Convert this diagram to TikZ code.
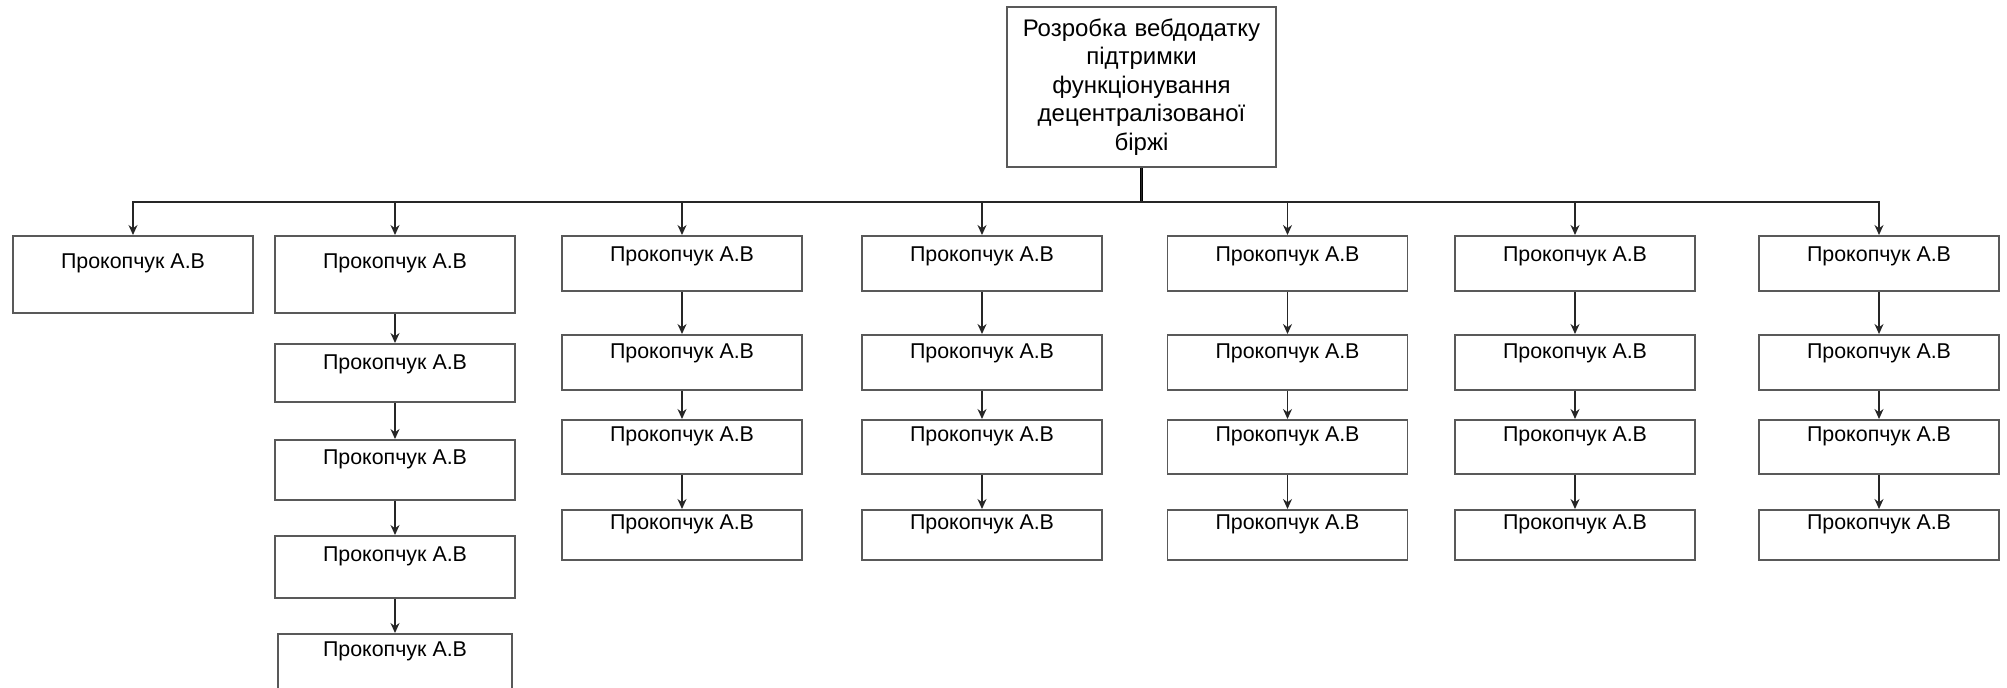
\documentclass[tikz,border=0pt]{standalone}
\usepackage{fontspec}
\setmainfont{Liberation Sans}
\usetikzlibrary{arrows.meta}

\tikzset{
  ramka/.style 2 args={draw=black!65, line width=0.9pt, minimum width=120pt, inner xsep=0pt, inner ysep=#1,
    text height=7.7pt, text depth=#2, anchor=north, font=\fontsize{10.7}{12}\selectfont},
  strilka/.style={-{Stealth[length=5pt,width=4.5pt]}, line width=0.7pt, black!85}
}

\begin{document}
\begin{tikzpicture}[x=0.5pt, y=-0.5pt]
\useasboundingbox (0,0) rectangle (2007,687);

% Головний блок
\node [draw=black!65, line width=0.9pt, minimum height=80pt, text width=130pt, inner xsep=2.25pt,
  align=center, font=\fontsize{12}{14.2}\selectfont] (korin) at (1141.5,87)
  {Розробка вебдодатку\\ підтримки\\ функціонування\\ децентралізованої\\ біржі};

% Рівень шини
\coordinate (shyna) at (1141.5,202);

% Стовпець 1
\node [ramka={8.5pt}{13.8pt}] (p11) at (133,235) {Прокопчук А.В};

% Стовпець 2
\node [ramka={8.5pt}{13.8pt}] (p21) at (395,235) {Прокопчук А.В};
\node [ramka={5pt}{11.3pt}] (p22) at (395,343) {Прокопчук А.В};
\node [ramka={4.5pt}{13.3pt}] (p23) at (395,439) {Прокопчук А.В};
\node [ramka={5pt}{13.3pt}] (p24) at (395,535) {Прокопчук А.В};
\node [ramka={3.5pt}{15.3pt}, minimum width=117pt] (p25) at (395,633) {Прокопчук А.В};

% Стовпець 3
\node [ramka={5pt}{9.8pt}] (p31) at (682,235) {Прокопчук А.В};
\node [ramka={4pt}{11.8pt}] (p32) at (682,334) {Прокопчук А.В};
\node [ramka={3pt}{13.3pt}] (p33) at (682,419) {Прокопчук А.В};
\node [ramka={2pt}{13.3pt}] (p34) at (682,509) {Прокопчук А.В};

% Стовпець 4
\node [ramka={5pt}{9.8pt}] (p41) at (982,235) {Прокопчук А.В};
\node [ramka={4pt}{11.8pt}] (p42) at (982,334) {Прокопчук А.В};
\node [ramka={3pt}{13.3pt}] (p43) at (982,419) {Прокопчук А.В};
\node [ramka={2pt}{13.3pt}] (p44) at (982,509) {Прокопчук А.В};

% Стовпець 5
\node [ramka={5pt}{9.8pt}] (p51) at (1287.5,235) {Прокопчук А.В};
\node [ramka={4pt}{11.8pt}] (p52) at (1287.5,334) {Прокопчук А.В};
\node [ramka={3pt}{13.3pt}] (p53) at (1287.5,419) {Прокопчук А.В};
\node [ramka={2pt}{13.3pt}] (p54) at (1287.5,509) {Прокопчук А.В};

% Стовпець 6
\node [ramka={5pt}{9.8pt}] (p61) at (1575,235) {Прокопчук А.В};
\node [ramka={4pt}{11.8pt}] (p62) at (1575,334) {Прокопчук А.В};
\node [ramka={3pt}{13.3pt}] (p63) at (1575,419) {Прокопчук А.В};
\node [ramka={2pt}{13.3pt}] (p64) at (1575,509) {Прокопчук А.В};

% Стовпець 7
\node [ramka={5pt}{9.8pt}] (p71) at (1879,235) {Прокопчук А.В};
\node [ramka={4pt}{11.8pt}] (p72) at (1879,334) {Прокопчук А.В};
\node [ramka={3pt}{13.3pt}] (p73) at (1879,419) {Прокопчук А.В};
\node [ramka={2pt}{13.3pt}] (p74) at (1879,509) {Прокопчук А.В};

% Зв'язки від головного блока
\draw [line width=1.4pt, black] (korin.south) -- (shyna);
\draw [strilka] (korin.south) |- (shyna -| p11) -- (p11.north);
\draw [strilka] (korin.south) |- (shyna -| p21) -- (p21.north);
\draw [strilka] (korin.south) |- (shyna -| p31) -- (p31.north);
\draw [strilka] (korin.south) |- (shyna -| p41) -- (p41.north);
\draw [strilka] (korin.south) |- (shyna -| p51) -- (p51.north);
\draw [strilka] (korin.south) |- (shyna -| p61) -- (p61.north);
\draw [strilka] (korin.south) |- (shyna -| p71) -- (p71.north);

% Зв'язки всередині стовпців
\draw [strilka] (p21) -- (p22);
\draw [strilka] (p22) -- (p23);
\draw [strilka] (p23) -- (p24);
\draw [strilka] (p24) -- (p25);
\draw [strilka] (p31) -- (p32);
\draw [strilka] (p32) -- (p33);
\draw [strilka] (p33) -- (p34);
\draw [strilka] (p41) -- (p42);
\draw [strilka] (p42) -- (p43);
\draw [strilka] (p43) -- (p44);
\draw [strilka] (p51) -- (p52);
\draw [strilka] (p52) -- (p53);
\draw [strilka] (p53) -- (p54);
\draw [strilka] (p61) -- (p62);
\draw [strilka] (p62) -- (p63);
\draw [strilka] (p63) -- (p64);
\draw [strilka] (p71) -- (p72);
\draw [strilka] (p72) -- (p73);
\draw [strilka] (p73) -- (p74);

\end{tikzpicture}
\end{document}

□ □ □ □

[JOB]
Retype everything in the material word for word, minus pictures.

[EXERCISE OUTPUT]
Convert this diagram to TikZ code.
\documentclass[tikz,border=0pt]{standalone}
\usepackage{fontspec}
\setmainfont{Liberation Sans}
\usetikzlibrary{arrows.meta}

\tikzset{
  ramka/.style 2 args={draw=black!65, line width=0.9pt, minimum width=120pt, inner xsep=0pt, inner ysep=#1,
    text height=7.7pt, text depth=#2, anchor=north, font=\fontsize{10.7}{12}\selectfont},
  strilka/.style={-{Stealth[length=5pt,width=4.5pt]}, line width=0.7pt, black!85}
}

\begin{document}
\begin{tikzpicture}[x=0.5pt, y=-0.5pt]
\useasboundingbox (0,0) rectangle (2007,687);

% Головний блок
\node [draw=black!65, line width=0.9pt, minimum height=80pt, text width=130pt, inner xsep=2.25pt,
  align=center, font=\fontsize{12}{14.2}\selectfont] (korin) at (1141.5,87)
  {Розробка вебдодатку\\ підтримки\\ функціонування\\ децентралізованої\\ біржі};

% Рівень шини
\coordinate (shyna) at (1141.5,202);

% Стовпець 1
\node [ramka={8.5pt}{13.8pt}] (p11) at (133,235) {Прокопчук А.В};

% Стовпець 2
\node [ramka={8.5pt}{13.8pt}] (p21) at (395,235) {Прокопчук А.В};
\node [ramka={5pt}{11.3pt}] (p22) at (395,343) {Прокопчук А.В};
\node [ramka={4.5pt}{13.3pt}] (p23) at (395,439) {Прокопчук А.В};
\node [ramka={5pt}{13.3pt}] (p24) at (395,535) {Прокопчук А.В};
\node [ramka={3.5pt}{15.3pt}, minimum width=117pt] (p25) at (395,633) {Прокопчук А.В};

% Стовпець 3
\node [ramka={5pt}{9.8pt}] (p31) at (682,235) {Прокопчук А.В};
\node [ramka={4pt}{11.8pt}] (p32) at (682,334) {Прокопчук А.В};
\node [ramka={3pt}{13.3pt}] (p33) at (682,419) {Прокопчук А.В};
\node [ramka={2pt}{13.3pt}] (p34) at (682,509) {Прокопчук А.В};

% Стовпець 4
\node [ramka={5pt}{9.8pt}] (p41) at (982,235) {Прокопчук А.В};
\node [ramka={4pt}{11.8pt}] (p42) at (982,334) {Прокопчук А.В};
\node [ramka={3pt}{13.3pt}] (p43) at (982,419) {Прокопчук А.В};
\node [ramka={2pt}{13.3pt}] (p44) at (982,509) {Прокопчук А.В};

% Стовпець 5
\node [ramka={5pt}{9.8pt}] (p51) at (1287.5,235) {Прокопчук А.В};
\node [ramka={4pt}{11.8pt}] (p52) at (1287.5,334) {Прокопчук А.В};
\node [ramka={3pt}{13.3pt}] (p53) at (1287.5,419) {Прокопчук А.В};
\node [ramka={2pt}{13.3pt}] (p54) at (1287.5,509) {Прокопчук А.В};

% Стовпець 6
\node [ramka={5pt}{9.8pt}] (p61) at (1575,235) {Прокопчук А.В};
\node [ramka={4pt}{11.8pt}] (p62) at (1575,334) {Прокопчук А.В};
\node [ramka={3pt}{13.3pt}] (p63) at (1575,419) {Прокопчук А.В};
\node [ramka={2pt}{13.3pt}] (p64) at (1575,509) {Прокопчук А.В};

% Стовпець 7
\node [ramka={5pt}{9.8pt}] (p71) at (1879,235) {Прокопчук А.В};
\node [ramka={4pt}{11.8pt}] (p72) at (1879,334) {Прокопчук А.В};
\node [ramka={3pt}{13.3pt}] (p73) at (1879,419) {Прокопчук А.В};
\node [ramka={2pt}{13.3pt}] (p74) at (1879,509) {Прокопчук А.В};

% Зв'язки від головного блока
\draw [line width=1.4pt, black] (korin.south) -- (shyna);
\draw [strilka] (korin.south) |- (shyna -| p11) -- (p11.north);
\draw [strilka] (korin.south) |- (shyna -| p21) -- (p21.north);
\draw [strilka] (korin.south) |- (shyna -| p31) -- (p31.north);
\draw [strilka] (korin.south) |- (shyna -| p41) -- (p41.north);
\draw [strilka] (korin.south) |- (shyna -| p51) -- (p51.north);
\draw [strilka] (korin.south) |- (shyna -| p61) -- (p61.north);
\draw [strilka] (korin.south) |- (shyna -| p71) -- (p71.north);

% Зв'язки всередині стовпців
\draw [strilka] (p21) -- (p22);
\draw [strilka] (p22) -- (p23);
\draw [strilka] (p23) -- (p24);
\draw [strilka] (p24) -- (p25);
\draw [strilka] (p31) -- (p32);
\draw [strilka] (p32) -- (p33);
\draw [strilka] (p33) -- (p34);
\draw [strilka] (p41) -- (p42);
\draw [strilka] (p42) -- (p43);
\draw [strilka] (p43) -- (p44);
\draw [strilka] (p51) -- (p52);
\draw [strilka] (p52) -- (p53);
\draw [strilka] (p53) -- (p54);
\draw [strilka] (p61) -- (p62);
\draw [strilka] (p62) -- (p63);
\draw [strilka] (p63) -- (p64);
\draw [strilka] (p71) -- (p72);
\draw [strilka] (p72) -- (p73);
\draw [strilka] (p73) -- (p74);

\end{tikzpicture}
\end{document}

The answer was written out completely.